Op-Ed: Immigration Reform Must Be a Conservative Solution

Jul 11, 2013
Economy

Jonesboro SUN July 11, 2013

Around the country, reforming our nation’s broken immigration system is the hot political topic driving discussion around kitchen tables and on front porches. The Senate recently passed a comprehensive plan, one that aims to secure the border while dealing with the 11 million undocumented immigrants currently living within our borders. Debate about whether that plan will truly achieve its objectives has been heated. Now, attention turns to the House as conservatives take our own approach to reforming our nation’s immigration system.

Conservatives in the House believe that immigration reform is too complex an issue and too important to our nation’s future not to examine each component piece by piece, rather than attempting a comprehensive approach as the Senate has. The last time Congress attempted comprehensive reform of this magnitude, we ended up with a health care law that wasn’t read, and even today is being found impossible to implement properly. House conservatives want to take a thoughtful approach and bring the sunlight of public scrutiny and debate into the process. We shouldn’t feel pressure to act before we fully understand what the current problems are, and make sure laws we already have on the books are being enforced. We realize that although the Senate may have acted first, addressing this issue is not a race; it is about getting it done right.

My first and foremost priority in addressing this issue is to secure the border. As any logical person would agree, it is imperative in addressing any problem to find the source and fix it there. Congress attempted to fix our broken immigration system nearly 30 years ago, with promises of border security that never fully materialized. Now, our country is in much worse shape, with over 11 million undocumented immigrants here utilizing public goods and services they do not pay for in taxes. The Senate version of the immigration package made good strides toward securing the border, but unfortunately there were not sufficient triggers put in place to ensure its implementation. I believe we have a shot to do something better on the House side.

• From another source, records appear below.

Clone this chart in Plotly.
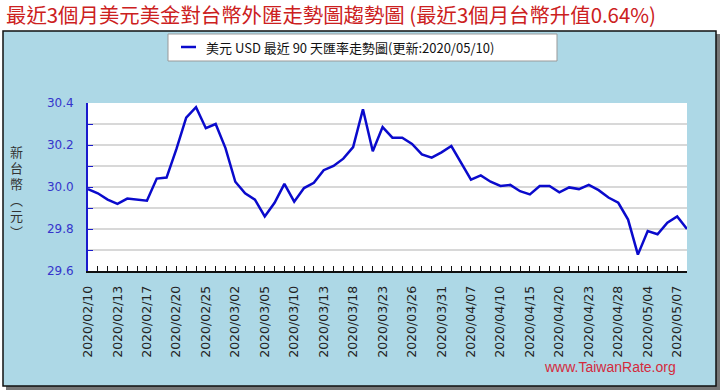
import plotly.graph_objects as go

# ---- data ----
dates = [
    "2020/02/10", "2020/02/11", "2020/02/12", "2020/02/13", "2020/02/14", "2020/02/15",
    "2020/02/17", "2020/02/18", "2020/02/19", "2020/02/20", "2020/02/21", "2020/02/24",
    "2020/02/25", "2020/02/26", "2020/02/27", "2020/03/02", "2020/03/03", "2020/03/04",
    "2020/03/05", "2020/03/06", "2020/03/09", "2020/03/10", "2020/03/11", "2020/03/12",
    "2020/03/13", "2020/03/16", "2020/03/17", "2020/03/18", "2020/03/19", "2020/03/20",
    "2020/03/23", "2020/03/24", "2020/03/25", "2020/03/26", "2020/03/27", "2020/03/30",
    "2020/03/31", "2020/04/01", "2020/04/06", "2020/04/07", "2020/04/08", "2020/04/09",
    "2020/04/10", "2020/04/13", "2020/04/14", "2020/04/15", "2020/04/16", "2020/04/17",
    "2020/04/20", "2020/04/21", "2020/04/22", "2020/04/23", "2020/04/24", "2020/04/27",
    "2020/04/28", "2020/04/29", "2020/04/30", "2020/05/04", "2020/05/05", "2020/05/06",
    "2020/05/07", "2020/05/08",
]
usd_twd = [
    29.99, 29.97, 29.94, 29.92, 29.945, 29.94,
    29.935, 30.04, 30.045, 30.18, 30.33, 30.38,
    30.28, 30.30, 30.185, 30.025, 29.97, 29.94,
    29.86, 29.925, 30.015, 29.93, 29.995, 30.02,
    30.08, 30.10, 30.135, 30.19, 30.37, 30.17,
    30.285, 30.235, 30.235, 30.205, 30.155, 30.14,
    30.165, 30.195, 30.115, 30.035, 30.055, 30.025,
    30.005, 30.01, 29.98, 29.965, 30.005, 30.005,
    29.975, 29.998, 29.99, 30.01, 29.985, 29.95,
    29.925, 29.845, 29.678, 29.79, 29.775, 29.83,
    29.86, 29.80,
]
y_ticks = [29.6, 29.8, 30.0, 30.2, 30.4]
label_step = 3

title_text = "最近3個月美元美金對台幣外匯走勢圖趨勢圖 (最近3個月台幣升值0.64%)"
series_name = "美元 USD 最近 90 天匯率走勢圖(更新:2020/05/10)"
y_title_chars = ["新", "台", "幣", "︵", "元", "︶"]
watermark = "www.TaiwanRate.org"

# ---- geometry (pixels) ----
W, H = 720, 391
L, R, T, B = 88, 33, 103, 120
PW, PH = W - L - R, H - T - B
LINE_COLOR = "#0A0ACC"


def px(x):
    return (x - L) / PW


def py(y):
    return (H - B - y) / PH


idx = list(range(len(dates)))
tick_idx = idx[::label_step]
tick_txt = [dates[i] for i in tick_idx]

fig = go.Figure()
fig.add_trace(go.Scatter(
    x=idx, y=usd_twd, mode="lines", name=series_name, showlegend=False,
    line=dict(color=LINE_COLOR, width=2.5),
))

shapes = [
    # shadow
    dict(type="rect", xref="paper", yref="paper", x0=px(6), x1=px(720), y0=py(390), y1=py(34),
         fillcolor="#777777", line=dict(width=0), layer="below"),
    # panel
    dict(type="rect", xref="paper", yref="paper", x0=px(3), x1=px(716), y0=py(386), y1=py(31),
         fillcolor="#ADD8E6", line=dict(color="#111111", width=1.5), layer="below"),
    # plot area
    dict(type="rect", xref="paper", yref="paper", x0=0, x1=1, y0=0, y1=1,
         fillcolor="white", line=dict(width=0), layer="below"),
    # legend box
    dict(type="rect", xref="paper", yref="paper", x0=px(168), x1=px(557), y0=py(61), y1=py(34),
         fillcolor="white", line=dict(color="#999999", width=1), layer="below"),
    # legend sample line
    dict(type="line", xref="paper", yref="paper", x0=px(181), x1=px(196), y0=py(47), y1=py(47),
         line=dict(color=LINE_COLOR, width=2.5)),
]

annotations = [
    dict(text=title_text, xref="paper", yref="paper", x=px(4), y=py(14),
         xanchor="left", yanchor="middle", showarrow=False,
         font=dict(family="Noto Sans CJK TC", size=20.4, color="#CC2020")),
    dict(text=series_name, xref="paper", yref="paper", x=px(204), y=py(47),
         xanchor="left", yanchor="middle", showarrow=False,
         font=dict(family="Noto Sans CJK TC", size=13, color="#111111")),
    dict(text=watermark, xref="paper", yref="paper", x=px(610), y=py(367),
         xanchor="center", yanchor="middle", showarrow=False,
         font=dict(family="Liberation Sans", size=14, color="#D42A3C")),
]
# vertical axis title, one glyph per row
for k, ch in enumerate(y_title_chars):
    annotations.append(dict(
        text=ch, xref="paper", yref="paper", x=px(16), y=py(151 + 16 * k),
        xanchor="center", yanchor="middle", showarrow=False, height=15, borderpad=0,
        font=dict(family="Noto Sans CJK TC", size=13, color="#333333"),
    ))

fig.update_layout(
    width=W, height=H,
    margin=dict(l=L, r=R, t=T, b=B, pad=0, autoexpand=False),
    paper_bgcolor="white", plot_bgcolor="white",
    shapes=shapes, annotations=annotations,
    showlegend=False,
    xaxis=dict(
        range=[0, len(dates) - 1], tickmode="array", tickvals=tick_idx, ticktext=tick_txt,
        tickangle=-90, ticks="inside", ticklen=5, tickcolor="#111111", tickwidth=1,
        ticklabelstandoff=8,
        tickfont=dict(family="DejaVu Sans", size=12.5, color="#222222"),
        showline=True, linecolor="#111111", linewidth=1.5, mirror=False,
        showgrid=False, zeroline=False, automargin=False,
        minor=dict(dtick=1, tick0=0, ticks="inside", ticklen=5, tickcolor="#111111", showgrid=False),
    ),
    yaxis=dict(
        range=[29.6, 30.4], tickmode="array", tickvals=y_ticks,
        ticktext=[f"{v:.1f}" for v in y_ticks],
        ticks="inside", ticklen=5, tickcolor="#1A1ACC", tickwidth=1,
        ticklabelstandoff=10,
        tickfont=dict(family="DejaVu Sans", size=12, color="#3535CC"),
        showline=True, linecolor="#1A1ACC", linewidth=2,
        showgrid=True, gridcolor="#D8D8D8", gridwidth=1.5,
        zeroline=False, automargin=False,
        minor=dict(dtick=0.1, tick0=29.6, ticks="inside", ticklen=5, tickcolor="#1A1ACC",
                   showgrid=True, gridcolor="#D8D8D8", gridwidth=1.5),
    ),
)

fig.write_html(
    "out.html",
    config={"displayModeBar": False},
    post_script="document.body.style.margin='0';document.body.style.padding='0';",
)
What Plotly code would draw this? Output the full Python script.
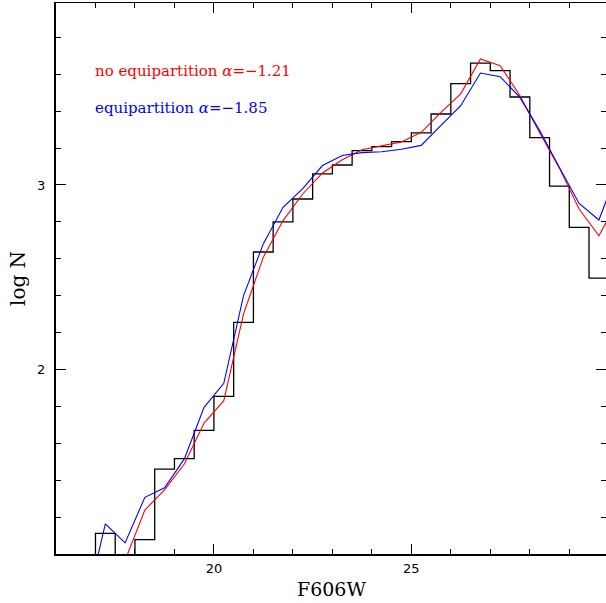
import plotly.graph_objects as go

# ---- data ----
bin_lo = [17.0, 17.5, 18.0, 18.5, 19.0, 19.5, 20.0, 20.5, 21.0, 21.5, 22.0, 22.5, 23.0,
          23.5, 24.0, 24.5, 25.0, 25.5, 26.0, 26.5, 27.0, 27.5, 28.0, 28.5, 29.0, 29.5]
hist_logN = [1.114, 0.95, 1.08, 1.462, 1.518, 1.671, 1.855, 2.256, 2.637, 2.80, 2.924, 3.06, 3.108,
             3.186, 3.207, 3.234, 3.282, 3.384, 3.548, 3.660, 3.619, 3.476, 3.256, 2.994, 2.770, 2.496]
bin_width = 0.5

equip_mag = [16.75, 17.25, 17.75, 18.25, 18.75, 19.25, 19.75, 20.25, 20.75, 21.25, 21.75, 22.25,
             22.75, 23.25, 23.75, 24.25, 24.75, 25.25, 25.75, 26.25, 26.75, 27.25, 27.75, 28.25,
             28.75, 29.25, 29.75, 30.25]
equip_logN = [0.71, 1.165, 1.062, 1.309, 1.360, 1.517, 1.796, 1.926, 2.401, 2.681, 2.879, 2.98,
              3.105, 3.159, 3.175, 3.180, 3.193, 3.214, 3.323, 3.429, 3.606, 3.586, 3.474, 3.294,
              3.095, 2.90, 2.81, 3.09]

noequip_mag = [17.75, 18.25, 18.75, 19.25, 19.75, 20.25, 20.75, 21.25, 21.75, 22.25, 22.75, 23.25,
               23.75, 24.25, 24.75, 25.25, 25.75, 26.25, 26.75, 27.25, 27.75, 28.25, 28.75, 29.25,
               29.75, 30.25]
noequip_logN = [0.967, 1.240, 1.349, 1.489, 1.711, 1.832, 2.302, 2.608, 2.807, 2.951, 3.065, 3.136,
                3.191, 3.213, 3.233, 3.285, 3.393, 3.493, 3.682, 3.646, 3.483, 3.283, 3.091, 2.87,
                2.725, 2.92]

label_noequip = "no equipartition <i>\u03b1</i>=\u22121.21"
label_equip = "equipartition <i>\u03b1</i>=\u22121.85"

# ---- build histogram outline ----
baseline = 0.0
hx = [bin_lo[0]]
hy = [baseline]
for lo, v in zip(bin_lo, hist_logN):
    hx += [lo, lo + bin_width]
    hy += [v, v]

XR = [16.0, 29.93]
YR = [1.002, 3.985]

fig = go.Figure()
fig.add_trace(go.Scatter(x=hx, y=hy, mode="lines", line=dict(color="black", width=1.3),
                         showlegend=False, hoverinfo="skip"))
fig.add_trace(go.Scatter(x=noequip_mag, y=noequip_logN, mode="lines",
                         line=dict(color="#ff0000", width=1.1), showlegend=False))
fig.add_trace(go.Scatter(x=equip_mag, y=equip_logN, mode="lines",
                         line=dict(color="#0000ff", width=1.1), showlegend=False))
# dummy trace for overlay (top/right) axes
fig.add_trace(go.Scatter(x=[None], y=[None], xaxis="x2", yaxis="y2", showlegend=False,
                         hoverinfo="skip"))

tickfont = dict(family="DejaVu Sans", size=13, color="black")
common = dict(showgrid=False, zeroline=False, ticks="inside", tickcolor="black",
              linecolor="black", showline=True)

fig.update_layout(
    width=606, height=603,
    margin=dict(l=56, r=0, t=3, b=49),
    paper_bgcolor="white", plot_bgcolor="white",
    xaxis=dict(range=XR, tick0=0, dtick=5, ticklen=10, tickwidth=1, linewidth=2,
               tickfont=tickfont, ticklabelstandoff=1,
               minor=dict(dtick=1, tick0=0, ticklen=5, ticks="inside", tickcolor="black"),
               **common),
    yaxis=dict(range=YR, tick0=0, dtick=1, ticklen=10, tickwidth=1, linewidth=2,
               tickfont=tickfont, ticklabelstandoff=6,
               minor=dict(dtick=0.2, tick0=0, ticklen=5, ticks="inside", tickcolor="black"),
               **common),
    xaxis2=dict(range=XR, overlaying="x", side="top", anchor="y2", tick0=0, dtick=5,
                ticklen=10, tickwidth=1, linewidth=1, showticklabels=False,
                minor=dict(dtick=1, tick0=0, ticklen=5, ticks="inside", tickcolor="black"),
                **common),
    yaxis2=dict(range=YR, overlaying="y", side="right", anchor="x2", tick0=0, dtick=1,
                ticklen=10, tickwidth=1, linewidth=1, showticklabels=False,
                minor=dict(dtick=0.2, tick0=0, ticklen=5, ticks="inside", tickcolor="black"),
                **common),
    annotations=[
        dict(text=label_noequip, xref="paper", yref="paper", x=0.0675, y=0.876,
             xanchor="left", yanchor="middle", showarrow=False,
             font=dict(family="DejaVu Serif", size=15, color="#ff0000")),
        dict(text=label_equip, xref="paper", yref="paper", x=0.0675, y=0.809,
             xanchor="left", yanchor="middle", showarrow=False,
             font=dict(family="DejaVu Serif", size=15, color="#0000ff")),
        dict(text="F606W", xref="paper", yref="paper", x=0.5, y=-0.063,
             xanchor="center", yanchor="middle", showarrow=False,
             font=dict(family="DejaVu Serif", size=19, color="black")),
        dict(text="log\u00a0N", xref="paper", yref="paper", x=-0.07, y=0.5,
             xanchor="center", yanchor="middle", showarrow=False, textangle=-90,
             font=dict(family="DejaVu Serif", size=20, color="black")),
    ],
)

fig.write_html("out.html",
               config={"displayModeBar": False},
               post_script="document.body.style.margin='0';document.body.style.overflow='hidden';")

Second, we must ensure that we do not grant blanket amnesty to those undocumented immigrants currently living in the United States. Amnesty is not a conservative approach to fixing this problem. It rewards those who have broken the law to get here with citizenship while representing a huge shock to our economy that could threaten jobs and wages for current American citizens. I have heard loud and clear from my constituents in Arkansas and they agree with me that any plan including amnesty must not be allowed to go through.
Finally, what Arkansas needs from any immigration reform bill is an improved guest worker program that will give Arkansas agriculture the source of reliable labor it requires. That’s why I introduced H.R. 707, the STRAW Act, which makes adjustments to the current guest worker program. Under the Obama Administration, this system has become bogged down in red tape, and the STRAW Act will streamline the program and make it more workable for farmers, giving them access to a steady stream of farm labor critical to production. The House Judiciary Committee has similar legislation, known as the AG Act, highlighting this program as a top priority of conservatives as we seek to address this issue in our approach to immigration reform. I look forward to working with the Committee to highlight the importance of this issue for rural America and Arkansas agriculture.

Being an American is something very special. Undertaking the issue of immigration reform and considering citizenship for millions of individuals is not something that should be taken lightly. Reaching for reform in the heat of the moment should not be done at the expense of good policy. Countless families through our nation’s history have come to America legally – you and I are their posterity. Forgetting this legacy by granting blanket amnesty to individuals who broke the law to come here would be a disservice. I want to make sure this approach is done right. It’s what Arkansas deserves and what rural America needs.